Exercise description
What is the number of lines in these entries that include "with"? Write that number and no other text.

Source material
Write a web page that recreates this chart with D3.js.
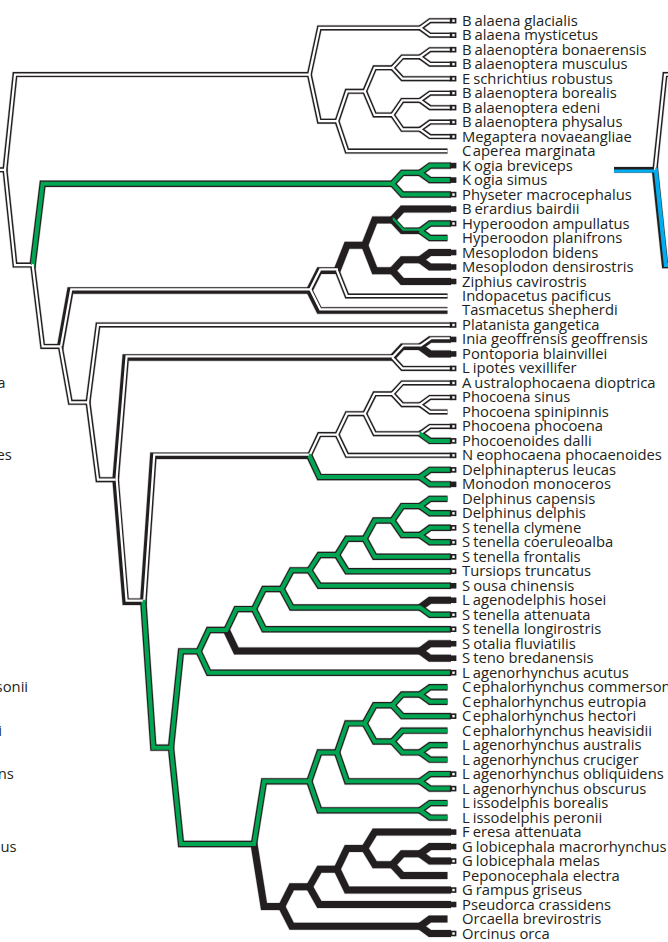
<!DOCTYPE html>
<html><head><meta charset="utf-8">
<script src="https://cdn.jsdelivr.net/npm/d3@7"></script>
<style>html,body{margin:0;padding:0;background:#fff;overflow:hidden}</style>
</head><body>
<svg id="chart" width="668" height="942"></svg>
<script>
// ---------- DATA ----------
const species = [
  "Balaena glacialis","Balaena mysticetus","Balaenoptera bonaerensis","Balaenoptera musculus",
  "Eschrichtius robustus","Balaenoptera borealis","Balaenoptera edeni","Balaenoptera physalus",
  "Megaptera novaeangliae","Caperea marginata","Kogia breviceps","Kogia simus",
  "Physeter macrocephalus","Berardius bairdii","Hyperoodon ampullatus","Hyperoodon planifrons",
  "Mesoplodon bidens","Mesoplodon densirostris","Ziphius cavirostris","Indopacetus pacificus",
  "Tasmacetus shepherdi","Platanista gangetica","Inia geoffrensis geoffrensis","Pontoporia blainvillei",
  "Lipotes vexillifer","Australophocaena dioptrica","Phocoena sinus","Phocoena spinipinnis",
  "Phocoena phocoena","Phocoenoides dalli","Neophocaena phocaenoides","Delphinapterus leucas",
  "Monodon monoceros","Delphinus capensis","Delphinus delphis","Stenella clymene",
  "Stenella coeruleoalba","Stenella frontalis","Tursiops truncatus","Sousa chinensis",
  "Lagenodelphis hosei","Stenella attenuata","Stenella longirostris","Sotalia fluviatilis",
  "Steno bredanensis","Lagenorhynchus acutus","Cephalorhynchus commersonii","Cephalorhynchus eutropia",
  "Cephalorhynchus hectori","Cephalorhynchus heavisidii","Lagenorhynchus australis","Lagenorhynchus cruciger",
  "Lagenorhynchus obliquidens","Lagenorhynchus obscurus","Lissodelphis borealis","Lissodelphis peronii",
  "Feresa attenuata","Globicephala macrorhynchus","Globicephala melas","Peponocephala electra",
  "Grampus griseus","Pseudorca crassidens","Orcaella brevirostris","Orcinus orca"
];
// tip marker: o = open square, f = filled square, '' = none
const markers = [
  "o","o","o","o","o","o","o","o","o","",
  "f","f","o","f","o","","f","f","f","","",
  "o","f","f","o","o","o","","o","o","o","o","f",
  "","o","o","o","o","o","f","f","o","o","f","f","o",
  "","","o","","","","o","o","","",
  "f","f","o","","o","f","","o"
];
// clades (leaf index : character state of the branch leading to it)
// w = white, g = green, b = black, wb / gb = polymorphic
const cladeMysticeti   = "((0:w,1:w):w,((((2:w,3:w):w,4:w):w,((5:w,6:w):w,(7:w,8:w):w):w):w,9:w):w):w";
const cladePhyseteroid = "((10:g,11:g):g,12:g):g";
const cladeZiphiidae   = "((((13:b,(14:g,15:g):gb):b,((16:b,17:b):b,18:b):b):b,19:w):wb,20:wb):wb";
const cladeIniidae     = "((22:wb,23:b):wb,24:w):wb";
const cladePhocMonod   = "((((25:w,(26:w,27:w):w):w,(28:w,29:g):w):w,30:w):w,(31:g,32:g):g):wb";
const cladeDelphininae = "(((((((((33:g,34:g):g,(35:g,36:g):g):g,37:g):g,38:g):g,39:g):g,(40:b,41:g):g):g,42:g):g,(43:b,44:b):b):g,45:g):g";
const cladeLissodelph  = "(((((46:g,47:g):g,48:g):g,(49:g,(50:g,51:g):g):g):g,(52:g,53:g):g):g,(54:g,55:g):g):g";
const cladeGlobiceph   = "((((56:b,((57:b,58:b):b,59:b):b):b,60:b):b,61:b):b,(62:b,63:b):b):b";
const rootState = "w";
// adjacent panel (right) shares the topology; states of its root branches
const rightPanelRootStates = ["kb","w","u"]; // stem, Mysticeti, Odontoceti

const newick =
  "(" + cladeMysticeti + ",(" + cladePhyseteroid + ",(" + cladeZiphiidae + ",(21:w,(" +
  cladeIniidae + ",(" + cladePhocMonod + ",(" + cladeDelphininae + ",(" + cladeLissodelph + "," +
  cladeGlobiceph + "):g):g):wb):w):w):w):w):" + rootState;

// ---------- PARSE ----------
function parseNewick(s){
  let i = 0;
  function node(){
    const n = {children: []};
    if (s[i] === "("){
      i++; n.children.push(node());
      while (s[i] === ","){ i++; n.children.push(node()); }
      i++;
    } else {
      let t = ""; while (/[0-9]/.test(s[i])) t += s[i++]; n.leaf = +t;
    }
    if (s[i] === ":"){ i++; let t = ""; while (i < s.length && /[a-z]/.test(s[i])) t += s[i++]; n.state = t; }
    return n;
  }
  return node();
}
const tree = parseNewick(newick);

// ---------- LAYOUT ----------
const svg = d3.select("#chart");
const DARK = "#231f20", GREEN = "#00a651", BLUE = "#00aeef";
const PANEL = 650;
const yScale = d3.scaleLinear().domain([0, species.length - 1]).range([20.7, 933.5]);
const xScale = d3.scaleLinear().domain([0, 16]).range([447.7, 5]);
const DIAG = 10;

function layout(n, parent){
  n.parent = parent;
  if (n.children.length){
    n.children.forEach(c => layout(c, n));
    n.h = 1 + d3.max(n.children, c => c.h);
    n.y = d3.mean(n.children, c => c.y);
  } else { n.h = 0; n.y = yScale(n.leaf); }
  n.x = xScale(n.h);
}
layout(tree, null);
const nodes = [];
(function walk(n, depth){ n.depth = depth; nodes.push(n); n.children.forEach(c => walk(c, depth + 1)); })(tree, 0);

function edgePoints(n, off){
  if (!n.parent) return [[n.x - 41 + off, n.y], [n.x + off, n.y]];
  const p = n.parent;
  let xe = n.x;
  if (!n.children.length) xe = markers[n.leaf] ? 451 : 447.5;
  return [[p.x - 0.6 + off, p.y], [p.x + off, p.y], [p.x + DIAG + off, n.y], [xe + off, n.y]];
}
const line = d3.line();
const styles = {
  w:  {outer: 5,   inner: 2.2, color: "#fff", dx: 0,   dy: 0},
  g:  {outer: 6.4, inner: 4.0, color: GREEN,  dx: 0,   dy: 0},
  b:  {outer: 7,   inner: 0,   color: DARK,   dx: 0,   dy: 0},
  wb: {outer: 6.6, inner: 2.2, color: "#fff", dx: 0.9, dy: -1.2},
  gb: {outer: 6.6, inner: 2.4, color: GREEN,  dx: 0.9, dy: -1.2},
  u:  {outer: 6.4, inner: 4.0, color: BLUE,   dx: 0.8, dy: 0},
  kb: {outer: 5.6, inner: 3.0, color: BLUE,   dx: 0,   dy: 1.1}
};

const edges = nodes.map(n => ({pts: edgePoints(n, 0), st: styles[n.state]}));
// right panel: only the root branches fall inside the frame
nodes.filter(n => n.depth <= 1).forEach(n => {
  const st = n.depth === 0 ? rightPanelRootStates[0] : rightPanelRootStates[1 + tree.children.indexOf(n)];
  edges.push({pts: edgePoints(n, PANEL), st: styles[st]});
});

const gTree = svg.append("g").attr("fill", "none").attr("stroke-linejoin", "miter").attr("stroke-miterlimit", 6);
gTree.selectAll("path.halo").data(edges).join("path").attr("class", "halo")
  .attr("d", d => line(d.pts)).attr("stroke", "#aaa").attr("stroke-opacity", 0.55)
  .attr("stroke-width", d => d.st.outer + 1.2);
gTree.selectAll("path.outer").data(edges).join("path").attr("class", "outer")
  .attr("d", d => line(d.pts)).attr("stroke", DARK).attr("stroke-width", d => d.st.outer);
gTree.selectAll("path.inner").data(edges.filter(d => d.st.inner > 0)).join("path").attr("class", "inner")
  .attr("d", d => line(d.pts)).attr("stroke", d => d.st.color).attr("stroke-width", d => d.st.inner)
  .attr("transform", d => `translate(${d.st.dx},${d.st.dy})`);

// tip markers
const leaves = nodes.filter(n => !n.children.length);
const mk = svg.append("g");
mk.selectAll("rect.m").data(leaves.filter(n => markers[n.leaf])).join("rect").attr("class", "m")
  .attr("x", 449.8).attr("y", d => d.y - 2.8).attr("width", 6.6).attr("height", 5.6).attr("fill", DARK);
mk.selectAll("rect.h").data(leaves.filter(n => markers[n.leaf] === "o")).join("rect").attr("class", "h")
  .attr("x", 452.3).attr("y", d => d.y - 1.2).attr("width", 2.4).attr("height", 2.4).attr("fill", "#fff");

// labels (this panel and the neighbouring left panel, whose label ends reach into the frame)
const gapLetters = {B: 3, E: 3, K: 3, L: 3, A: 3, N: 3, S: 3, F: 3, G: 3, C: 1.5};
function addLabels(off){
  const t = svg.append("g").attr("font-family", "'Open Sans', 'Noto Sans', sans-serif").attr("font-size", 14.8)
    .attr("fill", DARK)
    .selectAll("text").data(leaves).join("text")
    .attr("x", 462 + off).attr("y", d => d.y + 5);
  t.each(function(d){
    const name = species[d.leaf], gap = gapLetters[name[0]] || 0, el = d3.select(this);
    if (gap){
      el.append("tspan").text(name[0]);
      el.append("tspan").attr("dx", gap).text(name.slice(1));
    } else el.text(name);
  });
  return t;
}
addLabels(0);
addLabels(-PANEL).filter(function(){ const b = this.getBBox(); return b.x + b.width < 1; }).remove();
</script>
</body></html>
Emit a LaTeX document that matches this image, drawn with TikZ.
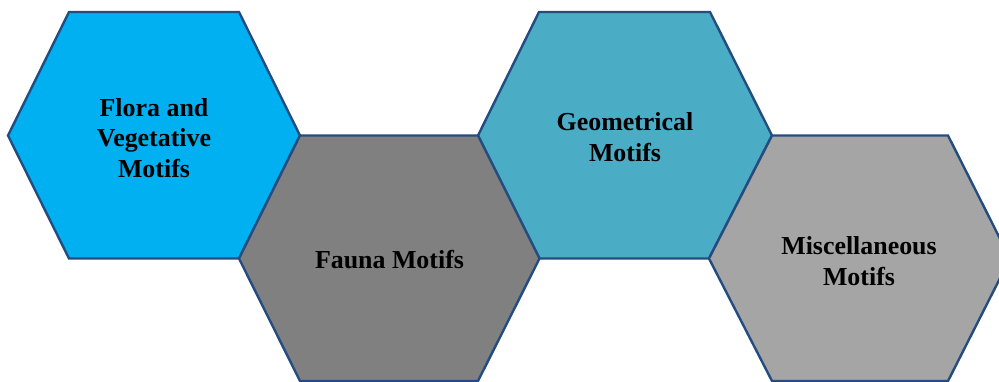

Task response
2